Mención especial, el tema de la información. En los nuevos tiempos políticos el poder se comparte; sale de las instituciones a la calle y de la calle a las instituciones. La información es poder y por tanto la información se comparte. Esa es la garantía de la participación, de la democracia. No hay relación más desigual ni más tramposa que aquella en la que una parte se reserva la información; y eso lo sabemos bien las mujeres.
Pero también hay algo que aprendimos en la historia y que ahora puede servir a la política; aquella estrategia que usaron nuestras abuelas para sacar dinero del banco sin tener que pedirle permiso a los maridos. La intuición femenina se queda pobre si no se combina con dosis de estrategias que consigan imbricar el discurso en nuestras propias estructuras y al mismo tiempo en la sociedad de la que esperamos una transformación cimentada en estos valores.

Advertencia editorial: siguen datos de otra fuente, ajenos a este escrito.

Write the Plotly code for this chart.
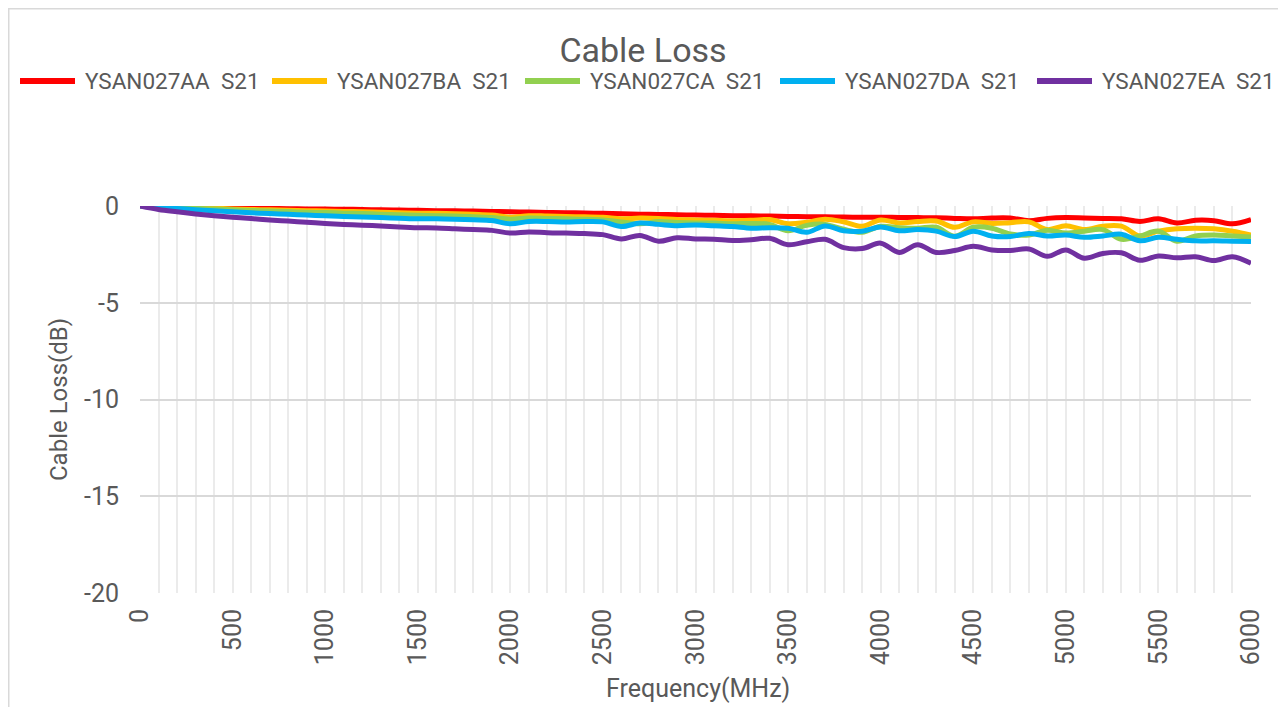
import plotly.graph_objects as go

freq = list(range(0, 6001, 100))

names = ["YSAN027AA  S21", "YSAN027BA  S21", "YSAN027CA  S21", "YSAN027DA  S21", "YSAN027EA  S21"]
colors = ["#FF0000", "#FFC000", "#92D050", "#00B0F0", "#7030A0"]

aa = [0, -0.02, -0.04, -0.06, -0.08, -0.10, -0.12, -0.13, -0.14, -0.15, -0.16, -0.17, -0.18, -0.20, -0.21, -0.22,
      -0.24, -0.25, -0.26, -0.28, -0.30, -0.31, -0.33, -0.35, -0.36, -0.38, -0.40, -0.42, -0.44, -0.45, -0.47,
      -0.48, -0.50, -0.51, -0.52, -0.54, -0.55, -0.56, -0.57, -0.58, -0.58, -0.59, -0.60, -0.61, -0.64, -0.66,
      -0.62, -0.62, -0.76, -0.64, -0.60, -0.62, -0.64, -0.66, -0.80, -0.66, -0.88, -0.74, -0.76, -0.92, -0.70]
ba = [0, -0.03, -0.06, -0.09, -0.12, -0.15, -0.18, -0.20, -0.22, -0.24, -0.26, -0.28, -0.30, -0.32, -0.35, -0.37,
      -0.38, -0.40, -0.43, -0.47, -0.58, -0.50, -0.52, -0.54, -0.56, -0.58, -0.66, -0.62, -0.64, -0.70, -0.72,
      -0.74, -0.76, -0.74, -0.70, -0.92, -0.84, -0.68, -0.82, -1.05, -0.72, -0.88, -0.80, -0.78, -1.10, -0.82,
      -0.90, -0.86, -0.82, -1.22, -1.02, -1.22, -1.04, -1.04, -1.55, -1.30, -1.18, -1.15, -1.18, -1.30, -1.50]
ca = [0, -0.04, -0.08, -0.12, -0.16, -0.20, -0.23, -0.26, -0.29, -0.32, -0.34, -0.37, -0.39, -0.42, -0.45, -0.48,
      -0.50, -0.52, -0.55, -0.60, -0.68, -0.62, -0.64, -0.66, -0.68, -0.72, -0.82, -0.92, -0.80, -0.85, -0.88,
      -0.88, -0.92, -0.90, -0.95, -1.28, -1.00, -0.95, -1.20, -1.36, -1.05, -1.12, -1.15, -1.10, -1.56, -1.10,
      -1.15, -1.45, -1.50, -1.25, -1.40, -1.30, -1.22, -1.72, -1.55, -1.30, -1.82, -1.55, -1.50, -1.55, -1.60]
da = [0, -0.07, -0.13, -0.19, -0.25, -0.30, -0.35, -0.39, -0.43, -0.47, -0.51, -0.54, -0.57, -0.60, -0.63, -0.66,
      -0.66, -0.68, -0.71, -0.75, -0.92, -0.80, -0.80, -0.83, -0.80, -0.82, -1.06, -0.88, -0.95, -1.02, -0.98,
      -1.02, -1.06, -1.15, -1.12, -1.15, -1.36, -1.03, -1.28, -1.30, -1.08, -1.28, -1.22, -1.30, -1.58, -1.30,
      -1.55, -1.58, -1.42, -1.55, -1.50, -1.62, -1.55, -1.46, -1.80, -1.62, -1.72, -1.80, -1.80, -1.82, -1.84]
ea = [0, -0.18, -0.30, -0.41, -0.50, -0.58, -0.65, -0.72, -0.78, -0.84, -0.90, -0.95, -0.99, -1.03, -1.08, -1.12,
      -1.14, -1.18, -1.22, -1.26, -1.40, -1.34, -1.38, -1.40, -1.42, -1.48, -1.70, -1.52, -1.82, -1.64, -1.70,
      -1.72, -1.78, -1.74, -1.67, -2.00, -1.85, -1.72, -2.15, -2.20, -1.92, -2.40, -2.00, -2.40, -2.30, -2.08,
      -2.27, -2.30, -2.22, -2.60, -2.27, -2.70, -2.45, -2.42, -2.80, -2.58, -2.68, -2.62, -2.82, -2.62, -2.96]
series = [aa, ba, ca, da, ea]

y_ticks = [0, -5, -10, -15, -20]
y_ticktext = ["0", "-5", "-10", "-15", "-20"]
x_ticks = [0, 500, 1000, 1500, 2000, 2500, 3000, 3500, 4000, 4500, 5000, 5500, 6000]

FONT = "Roboto, Liberation Sans, sans-serif"
GREY = "#595959"

# figure geometry (pixels)
W, H = 1278, 699
L, R, T, B = 132, 35, 198, 114
PW, PH = W - L - R, H - T - B


def px(xp):
    return (xp - L) / PW


def py(yp):
    return (H - B - yp) / PH


fig = go.Figure()
for name, col, vals in zip(names, colors, series):
    fig.add_trace(go.Scatter(x=freq, y=vals, mode="lines", name=name, showlegend=False,
                             line=dict(color=col, width=5, shape="spline", smoothing=1.0)))

fig.update_layout(
    width=W, height=H,
    margin=dict(l=L, r=R, t=T, b=B),
    paper_bgcolor="white", plot_bgcolor="white",
    font=dict(family=FONT, color=GREY, size=24),
    title=dict(text="Cable Loss", x=635 / W, xanchor="center", y=1 - 42 / H, yanchor="middle",
               font=dict(size=34, color=GREY, family=FONT)),
    showlegend=False,
)

fig.update_xaxes(range=[0, 6000], tickvals=x_ticks, tickangle=-90,
                 showgrid=True, gridcolor="#EBEBEB", gridwidth=2,
                 minor=dict(dtick=100, showgrid=True, gridcolor="#EBEBEB", gridwidth=2),
                 zeroline=False, showline=False, ticks="", ticklabelstandoff=10,
                 tickfont=dict(size=25, color=GREY, family=FONT))
fig.update_yaxes(range=[-20, 0], tickvals=y_ticks, ticktext=y_ticktext,
                 showgrid=True, gridcolor="#D9D9D9", gridwidth=2,
                 zeroline=False, showline=False, ticks="", ticklabelstandoff=20,
                 tickfont=dict(size=25, color=GREY, family=FONT))

# axis titles
fig.add_annotation(text="Frequency(MHz)", xref="paper", yref="paper", x=px(690), y=py(680),
                   xanchor="center", yanchor="middle", showarrow=False,
                   font=dict(size=25, color=GREY, family=FONT))
fig.add_annotation(text="Cable Loss(dB)", xref="paper", yref="paper", x=px(51), y=py(392),
                   xanchor="center", yanchor="middle", textangle=-90, showarrow=False,
                   font=dict(size=24, color=GREY, family=FONT))

# legend (drawn manually to match the wide single-row layout)
leg_line_x = [12, 264, 517, 772, 1029]
leg_y = 73
for name, col, lx in zip(names, colors, leg_line_x):
    fig.add_shape(type="line", xref="paper", yref="paper",
                  x0=px(lx), x1=px(lx + 55), y0=py(leg_y), y1=py(leg_y),
                  line=dict(color=col, width=6))
    fig.add_annotation(text=name.replace("  ", "\u00a0\u00a0"), xref="paper", yref="paper",
                       x=px(lx + 63), y=py(leg_y), xanchor="left", yanchor="middle",
                       showarrow=False, font=dict(size=22.5, color=GREY, family=FONT))

# chart border
fig.add_shape(type="rect", xref="paper", yref="paper",
              x0=px(0.75), x1=px(1273), y0=py(712), y1=py(0.75),
              line=dict(color="#D9D9D9", width=1.5), fillcolor="rgba(0,0,0,0)", layer="below")

fig.write_html("out.html")
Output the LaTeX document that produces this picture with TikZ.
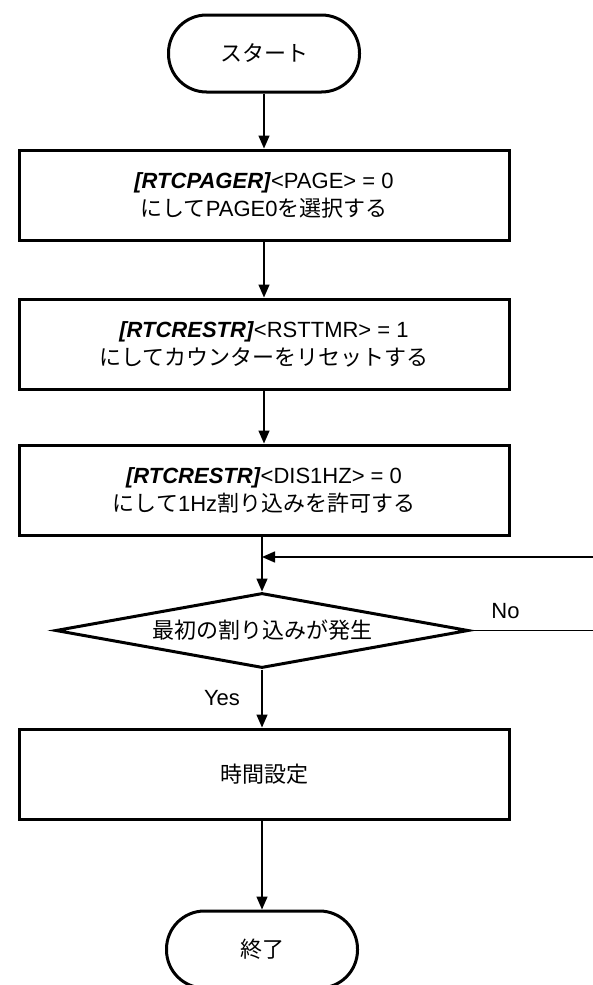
\documentclass[tikz,border=0pt]{standalone}
\usepackage{fontspec}
\setmainfont{Liberation Sans}
\newfontfamily\jp{Noto Sans CJK JP}
\usepackage{tikz}
\usetikzlibrary{shapes.geometric, arrows.meta, positioning}
\tikzstyle{terminal} = [rectangle, minimum width=191pt, minimum height=77pt, rounded corners=38pt, draw=black, line width=3pt, text centered]
\tikzstyle{process} = [rectangle, minimum width=490pt, minimum height=90pt, draw=black, line width=3pt, align=center]
\tikzstyle{decision} = [diamond, aspect=5.5, minimum width=413pt, minimum height=75pt, inner sep=0pt, draw=black, line width=3pt, text centered]
\tikzstyle{arrow} = [line width=1.5pt,->,>={Triangle[length=13pt,width=11pt]}]
\tikzstyle{plain} = [line width=1.5pt]
\newcommand{\reg}[1]{\textbf{\textit{[#1]}}}

\begin{document}
\begin{tikzpicture}[x=1pt, y=1pt, node distance=55pt, font=\fontsize{22}{28}\selectfont]
        \useasboundingbox (0,0) rectangle (593,-985);
        \node (start) [terminal] at (264,-53.5) {\jp スタート};
        \node (page) [process, below=of start] {\reg{RTCPAGER}<PAGE> = 0\\{\jp にして}PAGE0{\jp を選択する}};
        \node (reset) [process, below=56pt of page] {\reg{RTCRESTR}<RSTTMR> = 1\\{\jp にしてカウンターをリセットする}};
        \node (enable) [process, below=53pt of reset] {\reg{RTCRESTR}<DIS1HZ> = 0\\{\jp にして}1Hz{\jp 割り込みを許可する}};
        \node (wait) [decision, below=of enable, xshift=-2pt] {\jp 最初の割り込みが発生};
        \node (clock) [process, below=58pt of wait, xshift=2pt] {\jp 時間設定};
        \node (stop) [terminal, below=89pt of clock, xshift=-2pt] {\jp 終了};

        \coordinate (back) at (593,-557);
        \coordinate (noend) at (593,-632);

        \draw [arrow] (start) -- (page);
        \draw [arrow] (page) -- (reset);
        \draw [arrow] (reset) -- (enable);
        \draw [arrow] (enable.south -| wait.north) -- (wait.north);
        \draw [arrow] (back) -- (back -| wait.north);
        \draw [plain] (wait.east) -- node[above=8pt, xshift=-26pt] {No} (wait.east -| noend);
        \draw [arrow] (wait.south) -- node[left=18pt] {Yes} (wait.south |- clock.north);
        \draw [arrow] (clock.south -| stop.north) -- (stop.north);
    \end{tikzpicture}
\end{document}
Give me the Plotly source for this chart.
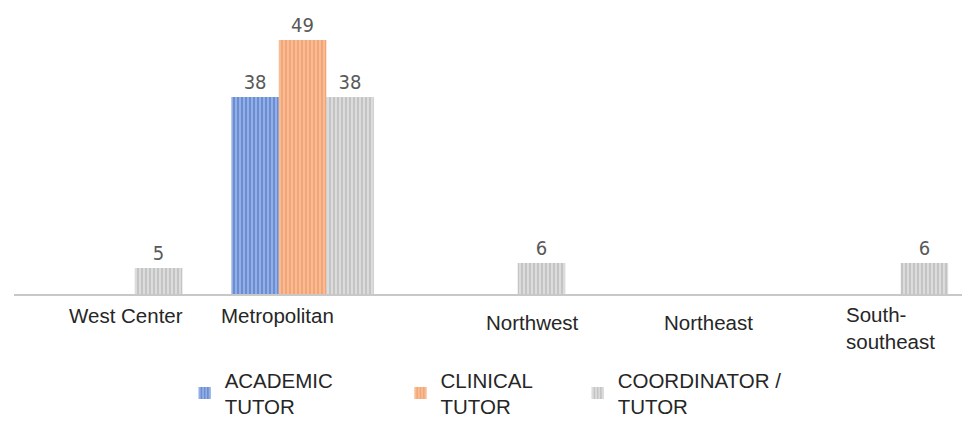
import plotly.graph_objects as go

categories = ["West Center", "Metropolitan", "Northwest", "Northeast", "South-southeast"]
category_labels = ["West Center", "Metropolitan", "Northwest", "Northeast", "South-<br>southeast"]
series_names = ["ACADEMIC<br>TUTOR", "CLINICAL<br>TUTOR", "COORDINATOR /<br>TUTOR"]
academic_tutor = [None, 38, None, None, None]
clinical_tutor = [None, 49, None, None, None]
coordinator_tutor = [5, 38, 6, None, 6]

series_values = [academic_tutor, clinical_tutor, coordinator_tutor]
bg_colors = ["#6a8ed3", "#f3a574", "#c4c4c4"]
fg_colors = ["#a7bdea", "#f9c7a6", "#e6e6e6"]
legend_pad = [11, 7, 0]  # non-breaking spaces to spread legend entries

fig = go.Figure()
for name, vals, bg, fg, pad in zip(series_names, series_values, bg_colors, fg_colors, legend_pad):
    first, rest = name.split("<br>", 1)
    fig.add_trace(go.Bar(
        x=categories, y=vals, name=first + "&nbsp;" * pad + "<br>" + rest,
        marker=dict(color=bg, line=dict(width=0),
                    pattern=dict(shape="|", bgcolor=bg, fgcolor=fg, size=4, solidity=0.35, fillmode="replace")),
        texttemplate="%{y}", textposition="outside", cliponaxis=False,
        textfont=dict(family="DejaVu Sans Condensed, Liberation Sans Narrow, Arial Narrow, sans-serif", size=20, color="#595959"),
    ))

# per-label placement (pixel shifts relative to category centre)
label_shift = [(15, -21, "center"), (-25, -21, "center"), (38, -28, "center"), (23, -28, "center"), (-33, -34, "left")]
annotations = []
for i, (lab, (dx, dy, anchor)) in enumerate(zip(category_labels, label_shift)):
    annotations.append(dict(
        x=i, xref="x", y=0, yref="paper", yanchor="middle", xanchor=anchor, align="left",
        xshift=dx, yshift=dy, text=lab, showarrow=False,
        font=dict(family="Liberation Sans, Arial, sans-serif", size=20.5, color="#262626"),
    ))

fig.update_layout(
    width=962, height=428,
    margin=dict(l=14, r=0, t=0, b=134),
    paper_bgcolor="white", plot_bgcolor="white",
    barmode="group", bargap=0.256, bargroupgap=0,
    showlegend=True,
    legend=dict(orientation="h", x=0.18, xanchor="left", y=-0.452, yanchor="bottom",
                traceorder="normal", itemclick=False,
                font=dict(family="Liberation Sans, Arial, sans-serif", size=20.5, color="#262626")),
    xaxis=dict(range=[-0.507, 4.444], showticklabels=False, ticks="", showgrid=False,
               showline=True, linecolor="#c8c8c8", linewidth=2, zeroline=False, fixedrange=True),
    yaxis=dict(range=[0, 56.7], visible=False, showgrid=False, zeroline=False, fixedrange=True),
    annotations=annotations,
)

fig.write_html("out.html", config={"displayModeBar": False},
               post_script="document.body.style.margin='0';document.body.style.overflow='hidden';")
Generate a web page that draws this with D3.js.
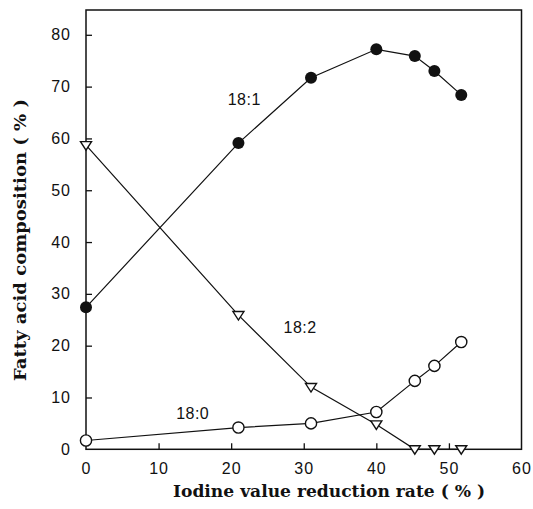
<!DOCTYPE html>
<html>
<head>
<meta charset="utf-8">
<script src="https://cdn.jsdelivr.net/npm/d3@7"></script>
<style>
  html, body { margin: 0; padding: 0; background: #fff; }
  svg { display: block; }
</style>
</head>
<body>
<svg id="chart" width="533" height="509"></svg>
<script>
// Iodine value reduction rate (%) at each sampling point
const reductionRate = [0, 21, 31, 40, 45.3, 48, 51.7];

// Fatty acid composition (%) per fatty acid
const oleic18_1    = [27.4, 59.1, 71.7, 77.2, 75.9, 73.0, 68.4];
const linoleic18_2 = [58.7, 25.9, 12.0, 4.8, 0, 0, 0];
const stearic18_0  = [1.7, 4.2, 5.0, 7.2, 13.2, 16.1, 20.7];

const xTicks = [0, 10, 20, 30, 40, 50, 60];
const yTicks = [0, 10, 20, 30, 40, 50, 60, 70, 80];

const svg = d3.select("#chart");
const plotLeft = 86, plotRight = 521.5, plotTop = 10, plotBottom = 449.3;

const x = d3.scaleLinear().domain([0, 60]).range([plotLeft, plotRight]);
const y = d3.scaleLinear().domain([0, 80]).range([plotBottom, plotBottom - 414.5]);

const ink = "#111";
const numFont = "'Liberation Sans', Arial, sans-serif";
const titleFont = "'DejaVu Serif', 'Liberation Serif', serif";

// plot frame
svg.append("rect")
  .attr("x", plotLeft).attr("y", plotTop)
  .attr("width", plotRight - plotLeft).attr("height", plotBottom - plotTop)
  .attr("fill", "none").attr("stroke", ink).attr("stroke-width", 1.5);

// axes with inward ticks
const xAxis = svg.append("g").attr("transform", `translate(0,${plotBottom})`)
  .call(d3.axisBottom(x).tickValues(xTicks).tickSize(-6).tickPadding(13).tickFormat(d3.format("d")));
const yAxis = svg.append("g").attr("transform", `translate(${plotLeft},0)`)
  .call(d3.axisLeft(y).tickValues(yTicks).tickSize(-6).tickPadding(15).tickFormat(d3.format("d")));

[xAxis, yAxis].forEach(g => {
  g.select(".domain").remove();
  g.selectAll(".tick line").attr("stroke", ink).attr("stroke-width", 1.3);
  g.selectAll(".tick text")
    .attr("fill", ink)
    .style("font-family", numFont)
    .style("font-size", "16px")
    .style("letter-spacing", "1px");
});
xAxis.selectAll(".tick").filter(d => d === 0 || d === 60).select("line").remove();
yAxis.selectAll(".tick").filter(d => d === 0).select("line").remove();

// series lines
const line = d3.line().x((d, i) => x(reductionRate[i])).y(d => y(d));
[oleic18_1, linoleic18_2, stearic18_0].forEach(vals => {
  svg.append("path").datum(vals)
    .attr("d", line)
    .attr("fill", "none").attr("stroke", ink).attr("stroke-width", 1.2);
});

// 18:1 filled circles
svg.append("g").selectAll("circle").data(oleic18_1).join("circle")
  .attr("cx", (d, i) => x(reductionRate[i])).attr("cy", d => y(d))
  .attr("r", 6).attr("fill", ink);

// 18:0 open circles
svg.append("g").selectAll("circle").data(stearic18_0).join("circle")
  .attr("cx", (d, i) => x(reductionRate[i])).attr("cy", d => y(d))
  .attr("r", 5.6).attr("fill", "#fff").attr("stroke", ink).attr("stroke-width", 1.4);

// 18:2 open down-pointing triangles
const tri = (cx, cy) => {
  const s = 5.5;
  return `M${cx - s},${cy - s * 0.65}L${cx + s},${cy - s * 0.65}L${cx},${cy + s * 0.9}Z`;
};
svg.append("g").selectAll("path").data(linoleic18_2).join("path")
  .attr("d", (d, i) => tri(x(reductionRate[i]), y(d)))
  .attr("fill", "#fff").attr("stroke", ink).attr("stroke-width", 1.4);

// series labels
const seriesLabels = [
  { text: "18:1", xv: 21.8, yv: 66.5 },
  { text: "18:2", xv: 29.5, yv: 22.4 },
  { text: "18:0", xv: 14.7, yv: 5.8 }
];
svg.append("g").selectAll("text").data(seriesLabels).join("text")
  .attr("x", d => x(d.xv)).attr("y", d => y(d.yv))
  .attr("text-anchor", "middle")
  .attr("fill", ink)
  .style("font-family", numFont)
  .style("font-size", "16px")
  .style("letter-spacing", "0.5px")
  .text(d => d.text);

// axis titles
svg.append("text")
  .attr("x", 329).attr("y", 497)
  .attr("text-anchor", "middle")
  .attr("textLength", 312).attr("lengthAdjust", "spacingAndGlyphs")
  .attr("fill", ink)
  .style("font-family", titleFont)
  .style("font-weight", "bold")
  .style("font-size", "16px")
  .text("Iodine value reduction rate ( % )");

svg.append("text")
  .attr("transform", "translate(26,240) rotate(-90)")
  .attr("text-anchor", "middle")
  .attr("textLength", 282).attr("lengthAdjust", "spacingAndGlyphs")
  .attr("fill", ink)
  .style("font-family", titleFont)
  .style("font-weight", "bold")
  .style("font-size", "16px")
  .text("Fatty acid composition ( % )");
</script>
</body>
</html>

En fin, que si sorteamos la aún no resuelta conciliación y llegamos a la política tenemos la obligación y la posibilidad de explorar nuevas maneras para nuevas soluciones, lo que no deja de ser una sensación ilusionante. Recuerdo ahora algo que leí el otro día: si te emociona lo que haces es que estás creando, si no sólo estás obedeciendo. Eso.